"L'insolence des certitudes a un goût d'éternité"

Patricia Oszvald

extrait de "L'insolence des certitudes a un goût d'éternité" (roman, en cours d'écriture)

(...)

— Excusez-moi... cette dame attend-elle le même train que moi?

— Euh... non, Madame !, répondit poliment Pilouface.

— Ah, je pensais. Voyez-vous j'attends mon mari qui doit rentrer par le prochain train et...

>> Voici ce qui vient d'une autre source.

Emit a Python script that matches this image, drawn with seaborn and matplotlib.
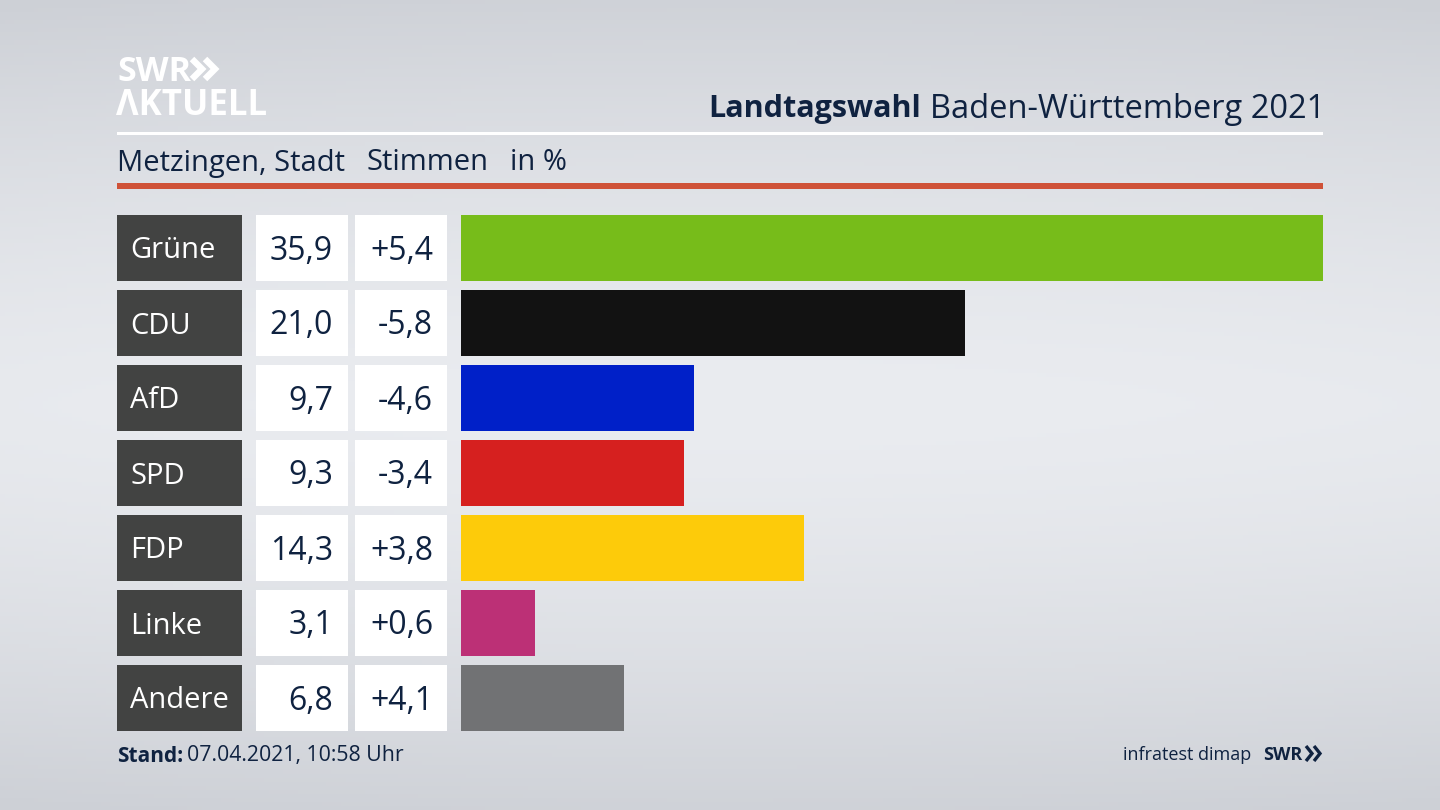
import numpy as np
import pandas as pd
import matplotlib
matplotlib.use("Agg")
import matplotlib.pyplot as plt
from matplotlib.patches import Rectangle
import seaborn as sns

parties = ["Grüne", "CDU", "AfD", "SPD", "FDP", "Linke", "Andere"]
shares = [35.9, 21.0, 9.7, 9.3, 14.3, 3.1, 6.8]
changes = ["+5,4", "-5,8", "-4,6", "-3,4", "+3,8", "+0,6", "+4,1"]
colors = ["#77bc1a", "#121212", "#0020c8", "#d6201f", "#fdcb0a", "#bc3076", "#717274"]

FONT = "Open Sans"
NAVY = "#0f2240"
W, H = 1440, 810
sns.set_theme(style="white")
plt.rcParams["font.family"] = [FONT, "DejaVu Sans"]

fig = plt.figure(figsize=(W / 100, H / 100), dpi=100)

# canvas in pixel coordinates
bg = fig.add_axes([0, 0, 1, 1])
bg.set_xlim(0, W)
bg.set_ylim(H, 0)
bg.axis("off")
yy, xx = np.mgrid[0:1:200j, 0:1:300j]
t = np.clip(np.abs(yy - 0.5) / 0.5, 0, 1) ** 1.5
r = np.abs(xx - 0.5) * 2
v = t * 0.92 + 0.08 * r ** 2
top = np.array([0xcd, 0xd0, 0xd6]) / 255
mid = np.array([0xea, 0xec, 0xf0]) / 255
img = mid[None, None, :] * (1 - v[..., None]) + top[None, None, :] * v[..., None]
bg.imshow(img, extent=(0, W, H, 0), aspect="auto", zorder=0)

# header
bg.add_patch(Rectangle((117, 132), 1206, 3, color="white", lw=0, zorder=2))
bg.add_patch(Rectangle((117, 183), 1206, 6, color="#cf5238", lw=0, zorder=2))
bg.text(117, 72, "SWR", color="white", fontsize=24.5, fontweight="bold", va="center", ha="left")
bg.text(116, 106, "ΛKTUELL", color="white", fontsize=25, fontweight="bold", va="center", ha="left")
for x0 in (192, 205):
    bg.plot([x0, x0 + 10, x0], [59, 69, 79], color="white", lw=4.6, solid_joinstyle="miter", solid_capstyle="butt")
bg.text(930, 109, "Baden-Württemberg 2021", color=NAVY, fontsize=23.5, va="center", ha="left")
bg.text(921, 109, "Landtagswahl", color=NAVY, fontsize=22, fontweight="bold", va="center", ha="right")
bg.text(117, 163, "Metzingen, Stadt", color=NAVY, fontsize=21, va="center", ha="left")
bg.text(366, 163, "Stimmen", color=NAVY, fontsize=21, va="center", ha="left")
bg.text(510, 163, "in %", color=NAVY, fontsize=21, va="center", ha="left")

# bars
row_h = 66.0
pitch = 75.0
band = row_h / pitch
ax = fig.add_axes([461 / W, 1 - 731 / H, (1323 - 461) / W, (731 - 215) / H])
ax.patch.set_alpha(0)
df = pd.DataFrame({"party": parties, "share": shares})
sns.barplot(data=df, y="party", x="share", hue="party", palette=colors, dodge=False,
            legend=False, width=band, saturation=1, linewidth=0, ax=ax)
ax.set_xlim(0, max(shares))
ax.set_ylim(len(parties) - 1 + band / 2, -band / 2)
ax.axis("off")

# table cells
for i, (p, s, c) in enumerate(zip(parties, shares, changes)):
    y0 = 215 + i * pitch
    yc = y0 + 36
    bg.add_patch(Rectangle((117, y0), 125, row_h, color="#424342", lw=0, zorder=2))
    bg.add_patch(Rectangle((256, y0), 92, row_h, color="white", lw=0, zorder=2))
    bg.add_patch(Rectangle((355, y0), 92, row_h, color="white", lw=0, zorder=2))
    bg.text(130, yc, p, color="white", fontsize=21, va="center", ha="left", zorder=3)
    bg.text(333, yc, f"{s:.1f}".replace(".", ","), color=NAVY, fontsize=23, va="center", ha="right", zorder=3)
    bg.text(433, yc, c, color=NAVY, fontsize=23, va="center", ha="right", zorder=3)

# footer
bg.text(117, 756, "Stand:", color=NAVY, fontsize=15, fontweight="bold", va="center", ha="left")
bg.text(187, 756, "07.04.2021, 10:58 Uhr", color=NAVY, fontsize=15.3, va="center", ha="left")
bg.text(1251, 755, "infratest dimap", color=NAVY, fontsize=13, va="center", ha="right")
bg.text(1263, 755, "SWR", color=NAVY, fontsize=13, fontweight="bold", va="center", ha="left")
for x0 in (1306, 1314):
    bg.plot([x0, x0 + 6, x0], [746, 753.5, 761], color=NAVY, lw=2.4, solid_joinstyle="miter", solid_capstyle="butt")
bg.set_xlim(0, W)
bg.set_ylim(H, 0)

fig.savefig("out.png", dpi=100)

— Il n'y a plus de train!, l'interrompit brusquement Alexandre, les yeux rivés sur son verre. Il n'y aura plus de prochain train! Jamais!

 

Doc voulut s'avancer pour être près à intervenir en cas de besoin d'assistance médicale, mais fut retenu par le bras de Pilouface.

 

— Votre mari est tombé au champ d'honneur il y a plus de trente ans et ne reviendra pas. Il ne prendra plus jamais de train. Il est tombé au champ d'honneur et vous, vous êtes tombée au champ d'amour. C'est triste, mais c'est la vie. C'est votre vie. Il vous faut l'accepter. Jamais vous ne le reverrez. Et il y a plus de vingt ans que cette gare n'est plus une gare et que plus aucun train n'y passe. C'est triste, mais c'est ainsi. Vous ne devez plus attendre. Vous n'avez plus rien à attendre de cette gare ou d'un quelconque train qui ne cessera de ne pas arriver. Votre mari ne reviendra plus. Vous avez consacré ces trente années à votre attente, à votre amour, à votre mari. Mais votre mari n'est plus. Mais la vie, votre vie, elle est bien là, elle. Elle est là aujourd'hui, dans votre aujourd'hui et tous vos demains. Regardez bien tout autour de vous. La vie est partout. Il vous faut vous reconnecter maintenant, à votre vie. Et... vivre. Apprendre... réapprendre à vivre... sans votre mari et sans l'attente de son retour. La vie est un champ d'amour parsemé des plus belles fleurs que vous y avez plantées. Mais les champs d'amour n'ont pas de barbelés autour. Jamais. Alors, il arrive qu'au fil des saisons et des vents mauvais, ces fleurs, si belles fussent-elles, se meurent pour renaître plus loin, ailleurs, dans d'autres champs. C'est ainsi. C'est la vie. C'est ça, la vie. Vous comprenez. Maintenant, il vous faut l'admettre et vivre votre vie. Parce que d'où se trouve maintenant votre mari, paix à son âme, c'est certainement ce qu'il aurait souhaité. Il n'aurait pas pu vous savoir malheureuse et figée dans le passé. Le passé est mort, avec lui. Il ne faut pas se sacrifier. Jamais. Vivre, c'est l'ultime déclaration d'amour que vous puissiez lui faire. Alors maintenant, n'attendez plus ce train fantôme. Ouvrez les yeux... et vivez! Parce que si vous ne le faites pas, vous vous condamnez à la solitude et au malheur. Ces trente années, personne n'a le pouvoir de vous les rendre, mais vous n'avez pas le droit de vous gâcher les trente prochaines. Alors je vous le demande; ouvrez les yeux et vivez!

 

Alexandre vida alors son verre d'une traite. Le Celte ouvrit de grands yeux ébahis, gonfla les joues et plongea son regard dans le néant du vieux carrelage rouge et jaune fendillé par endroits, ne sachant trop comment les choses allaient tourner. La Gousset n'avait pas quitté Alexandre des yeux, encaissant stoïquement chaque mot. Enfin, elle tourna son regard vert-de-grisé vers le Doc et Pilouface. Elle glissa ensuite vers eux en contournant l'immense zinc de chêne et de cuivre. Arrivée à leur hauteur, elle posa délicatement sa main sur l'avant-bras du Doc qu'il recouvrit aussitôt de la sienne, pensant qu'il s'agissait-là d'un appel à quelque secours, sinon médical à tout le moins moral.

 

— Quel pauvre garçon! Si ce n'est pas malheureux; il me fait de la peine! Il doit être bien malheureux pour avoir perdu tout espoir comme ça! Il faudrait peut-être que vous fassiez quelque chose pour lui, Doc. Il doit bien y avoir un remède pour soulager sa peine. Je suis tellement triste pour lui... Être si jeune et être à ce point désespéré... cela ne devrait pas être permis... Bon, je repasserai plus tard, au prochain train; j'ai encore dû me tromper d'horaire! A mon âge, j'ai bien peur que ma mémoire ne me joue des tours!